Contenu
Poche
Inédit
Tout public
216 p. ; 18 x 12 cm
ISBN 979-1092086003
Coll. "Roman"
Demander ses gages
On le sait, le monde regorge de petits génies dotés de la science infuse de l'écriture, pour qui dix "tro kool lol mdr" sur les réseaux sociaux constituent la validation de leur supériorité, qui ne se laissent pas décourager par de simples détails telles que les règles de grammaire et de syntaxe les plus élémentaires, ni le souci de raconter une histoire, mais que les méchants éditeurs, vilains qu'ils sont, refusent de publier alors qu'à chaque manuscrit, ils tiennent le nouveau Victor Hugo (ou à défaut le nouveau J. K. Rowling, lesdits impétrants ayant souvent une notion précise de la valeur commerciale de leurs efforts) parce que, heu... parce que ! Pour qui a tenté de défricher cette jungle où la liberté de tout publier est aussi celle de publier n'importe quoi, le terme d'auto-édité constitue un repoussoir. Mais dans ce cas précis, l'auto-édité a déjà trois romans intéressants derrière la cravate. On peut donc penser que le choix d'une auto-édition relève moins de l'absence d'éditeur que du principe qui veut qu'on n'est jamais mieux servi que par soi-même. Et les premières lignes le confirment : c'est écrit en français, il n'y a pas de fautes élémentaires, et il y a même un souci de, pour paraphraser Mickey Spillane, prendre le lecteur par les cojones dès la première phrase, bref, du travail de pro...

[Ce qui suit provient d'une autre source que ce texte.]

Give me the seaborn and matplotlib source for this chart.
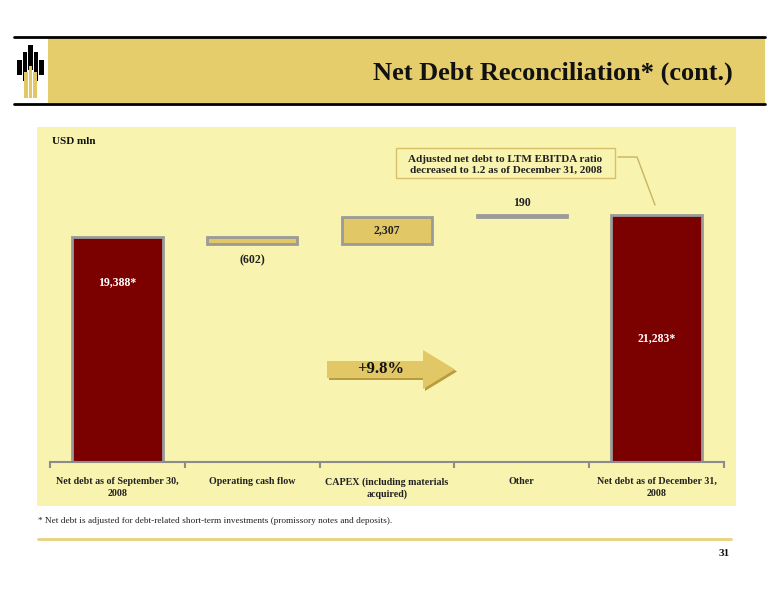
import numpy as np
import pandas as pd
import seaborn as sns
import matplotlib.pyplot as plt
from matplotlib.patches import Rectangle, Polygon
from matplotlib.lines import Line2D

# data
categories = ["Net debt as of September 30,\n2008", "Operating cash flow",
              "CAPEX (including materials\nacquired)", "Other",
              "Net debt as of December 31,\n2008"]
changes = [19388, -602, 2307, 190, 21283]
value_labels = ["19,388*", "(602)", "2,307", "190", "21,283*"]
bar_colors = ["#7B0000", "#E2C766", "#E2C766", "#9A9A9A", "#7B0000"]

# waterfall: first and last bars start at 0, the others float
bottoms, heights = [], []
level = 0
for i, c in enumerate(changes):
    if i == 0 or i == len(changes) - 1:
        bottoms.append(0)
        heights.append(c)
        level = c
    else:
        bottoms.append(level + min(c, 0))
        heights.append(abs(c))
        level += c
df = pd.DataFrame({"category": categories, "height": heights, "bottom": bottoms})

sns.set_style("white")
plt.rcParams['font.family'] = ['Liberation Serif', 'DejaVu Serif']

W, H = 776, 600
fig = plt.figure(figsize=(W / 100, H / 100), dpi=100)

def fx(x):
    return x / W

def fy(y):
    return 1 - y / H

def rect(x0, y0, x1, y1, **kw):
    fig.add_artist(Rectangle((fx(x0), fy(y1)), fx(x1) - fx(x0), fy(y0) - fy(y1),
                             transform=fig.transFigure, **kw))

def hline(x0, x1, y, **kw):
    fig.add_artist(Line2D([fx(x0), fx(x1)], [fy(y), fy(y)], transform=fig.transFigure, **kw))

# header
rect(48, 38, 765, 103, facecolor="#E5CD6B", edgecolor="none", zorder=-5)
hline(14, 765, 37, color="black", lw=2)
hline(14, 765, 104, color="black", lw=2)
fig.text(fx(733), fy(73), "Net Debt Reconciliation* (cont.)", ha="right", va="center",
         fontsize=19, fontweight="bold", color="#111111")

# logo (rough)
for xc, top, bot in [(19.5, 60, 75), (25, 52, 81), (30.5, 45, 70), (36, 52, 81), (41.5, 60, 75)]:
    rect(xc - 2.4, top, xc + 2.4, bot, facecolor="black", edgecolor="none")
for x0, top in [(24.2, 72), (28.6, 66), (33.0, 72)]:
    rect(x0, top, x0 + 3.8, 98, facecolor="#E3C764", edgecolor="none")

# chart panel
rect(37, 127, 736, 506, facecolor="#F8F3AE", edgecolor="none", zorder=-5)

ax = fig.add_axes([fx(50), fy(462), fx(724) - fx(50), fy(127) - fy(462)])
ax.set_facecolor("none")

sns.barplot(data=df, x="category", y="height", bottom=df["bottom"].values,
            width=0.67, color=bar_colors[0], ax=ax)

for p, col in zip(ax.patches, bar_colors):
    p.set_facecolor(col)
    p.set_edgecolor("#9A9A9A")
    p.set_linewidth(2)

scale = 19388 / 225.0
ax.set_ylim(0, 335 * scale)
ax.set_xlim(-0.5, len(categories) - 0.5)

# value labels
tops = [b + h for b, h in zip(bottoms, heights)]
lab = dict(ha="center", va="center", fontsize=8.5, fontweight="bold")
ax.text(0, heights[0] * 0.8, value_labels[0], color="white", **lab)
ax.text(4, heights[4] * 0.5, value_labels[4], color="white", **lab)
ax.annotate(value_labels[1], (1, bottoms[1]), xytext=(0, -12), textcoords="offset points",
            color="#222222", **lab)
ax.text(2, bottoms[2] + heights[2] / 2, value_labels[2], color="#222222", **lab)
ax.annotate(value_labels[3], (3, tops[3]), xytext=(0, 9), textcoords="offset points",
            color="#222222", **lab)

# axis styling
sns.despine(ax=ax, left=True, top=True, right=True)
ax.spines["bottom"].set_color("#8C8C8C")
ax.spines["bottom"].set_linewidth(1.5)
ax.set_yticks([])
ax.set_xlabel("")
ax.set_ylabel("")
ax.set_xticks(range(len(categories)))
ax.set_xticklabels(categories, fontsize=7.2, fontweight="bold", color="#222222", linespacing=1.4)
ax.tick_params(axis="x", which="major", length=0, pad=11)
ax.set_xticks(np.arange(-0.5, len(categories)), minor=True)
ax.tick_params(axis="x", which="minor", bottom=True, length=4, width=1.5,
               color="#8C8C8C", direction="out")

fig.text(fx(52), fy(141), "USD mln", fontsize=8, fontweight="bold", va="center", color="#111111")

# note box
rect(396, 148, 615, 178, facecolor="#F8F3AE", edgecolor="#D6C06A", lw=1)
fig.text(fx(505.5), fy(159), "Adjusted net debt to LTM EBITDA ratio", ha="center", va="center",
         fontsize=8, fontweight="bold", color="#222222")
fig.text(fx(505.5), fy(170.5), "decreased to 1.2 as of December 31, 2008", ha="center", va="center",
         fontsize=8, fontweight="bold", color="#222222")
fig.add_artist(Line2D([fx(618), fx(637), fx(655)], [fy(157), fy(157), fy(205)],
                      transform=fig.transFigure, color="#C9B262", lw=1))

# growth arrow
arrow_px = [(327, 361), (423, 361), (423, 350), (455, 369.5), (423, 389), (423, 378), (327, 378)]
fig.add_artist(Polygon([(fx(x + 2), fy(y + 2)) for x, y in arrow_px], closed=True,
                       transform=fig.transFigure, facecolor="#B89C3E", edgecolor="none"))
fig.add_artist(Polygon([(fx(x), fy(y)) for x, y in arrow_px], closed=True,
                       transform=fig.transFigure, facecolor="#E2C766", edgecolor="none"))
fig.text(fx(381), fy(369), "+9.8%", ha="center", va="center", fontsize=12,
         fontweight="bold", color="#111111")

# footnote and footer
fig.text(fx(38), fy(521), "* Net debt is adjusted for debt-related short-term investments (promissory notes and deposits).",
         fontsize=6.7, va="center", color="#222222")
hline(38, 731, 539, color="#E8D27A", lw=2)
fig.text(fx(730), fy(553), "31", ha="right", va="center", fontsize=8, fontweight="bold", color="#111111")

fig.savefig("out.png", dpi=100)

Greg Vadim est un tueur à gages qui espère mener à bien son centième contrat. Sa motivation est simple : sa fille Camille est devenue une jeune femme dont il entend bien se rapprocher. Pourquoi ne pas profiter de ses dons pour le bricolage et entamer une nouvelle carrière ? Mais on le sait, il n'est pas facile de raccrocher...
La figure du tueur à gages a été beaucoup traitée, ne serait-ce qu'à travers la série de Barry Eisler consacrée à John Rain. Posant toujours l'éternel problème, vieux comme le genre, de faire l'apologie de quelqu'un qui fait son beurre en assassinant des gens pour de l'argent... Stephan Ghreener donne un côté French touch à sa série, qui commence par un prologue d'une justesse implacable : on aurait sans mal imaginé un Lino Ventura dans le rôle titre pour un film d'hommes des années 1970 à la José Giovanni. Cette tentative de rédemption, bien sûr, ne peut que tourner mal, et l'auteur mijote quelques scènes d'action haletantes parfaitement maîtrisées jusqu'au cliffhanger final. Le tout dans une langue à la fois travaillée et d'une efficacité redoutable qui enveloppe ces aventures d'un léger flou narratif presque onirique évoquant le regretté et sous-estimé Kaa. Bref, on se demande pourquoi aucun éditeur n'a tenté sa chance, vu le goût du public pour les séries. Éternelle frilosité concernant le poche ? Car ce roman, qui eût fait les beaux jours d'une collection comme "Spécial Police", a tout à fait sa place en petit format. Espérons qu'après ce démarrage en force, la série trouve son public...
Citation
Le cours de la vie était alors plus élevé que celui d'un baril de brut ou qu'une chaîne en or. On ne confiait pas ce genre de contrat à des petites frappes en mal de sensations fortes. Les armes à feu s'achetaient facilement, mais avec plus de difficulté qu'aujourd'hui. Les anciens militaires comme moi avaient encore la cote.